Sooner or later, the man who is different from all other men learns – the nail that sticks out will always be hammered down!

So eventually, this man learns to be ashamed of who he really is…soon he even regards his difference as an embarrassment like urinating in bed. Give this man more time and he might even believe his difference is an affliction of sorts – a character flaw…that is a pithy summary of how one goes about killing a good very thing!

That is HOW, a man will begin to dismantle the very person he was meant to be ALL in the name of trying to be someone who he’s NEVER meant to be – in perhaps the same way one tears away at a thing till it’s really just the sum of all it’s useless parts…and eventually that man who is different from all other men just turns into yet another robot which resembles other faceless robots in that glob of humanity where everyone is exactly like everyone else.

That is why whenever I see people who are different….I sit quietly beside them and move only very slowly…I don’t say a word and at times it may take days, weeks and even months…but eventually, they all look up and smile…maybe that’s their way of saying. Thank you for appreciating my difference. Thank you for seeing it as a beautiful and not a shameful and ugly thing.
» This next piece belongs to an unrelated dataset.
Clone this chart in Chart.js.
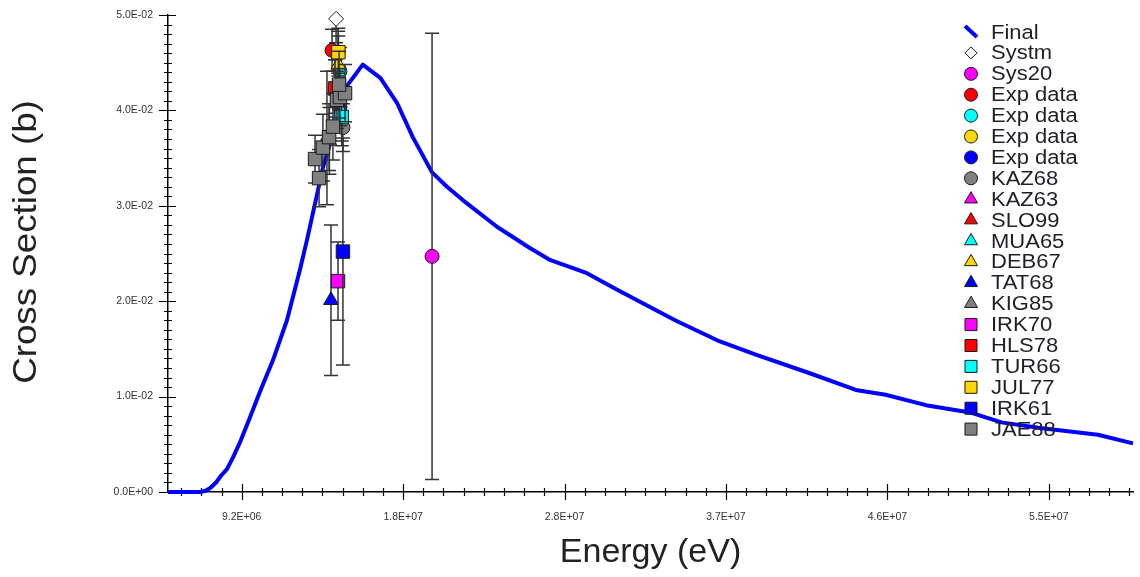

Thank you for encouraging me to be who I always want to be.

I guess what I am try to say is we all need to make an effort to be kind and considerate to people who may be different from us…..not just to shut them out of our lives or dismiss them as crazies and deviants just because we don’t either have the intelligence or breadth of experience to wrap our heads around the idea of what are they doing or even how people who are different can contribute and possibly save people and planet…..killing differences by insisting on sameness is not the way to seek out beauty in this world. Yes, often beauty needs to be encouraged, nourished and coaxed out, but when it stands before you…you know it’s worth the effort.

I’ve always wanted to be with the land. Even in the moment of my youth when adults ask me, what do you want to be when you grow up? I will show them a colorful picture of the man from Del Monte that I once tore out from a magazine….most of the time, they manage only a very weak smile followed by….no land how to be farmer?…but I give them the same answer again after they ask me the same question. Usually they get angry with me when I don’t change my answer.

You see sometimes it’s really like that when you are just different….you just have to be intensely proud of your right to be different – to even insist that you’re not hurting anyone, but you have every right as a member of the human species to live your life under your own terms and not just to live it so as to make fulfill the expectations of others…who usually want you to be like everyone else – and where possible hold on very tightly to who you want to be and never ever let go, even if no one wants to talk or play with you.

Not even when they give you strange looks. Not even when mother’s scold their children for mixing with you….that is the first valuable lesson I learnt very early on in life….how to be totally comfortable all by myself…and with that one suddenly realizes one has wings and can fly!…it all begins there and then – that’s the point of inception, when one is able to come to terms with the idea, it’s OK to be different from other people…it’s OK that I or you don’t ever see the point of living our life or chasing after the things most people crave for – that’s just another way of saying, I rather do my own thing and go my own way and I don’t ever expect anything from you…..but it’s hard not to like me these days….as now that I’ve grown up, my manners are really quite impeccable….only never forget, I am most definitely yours truly, always very different!’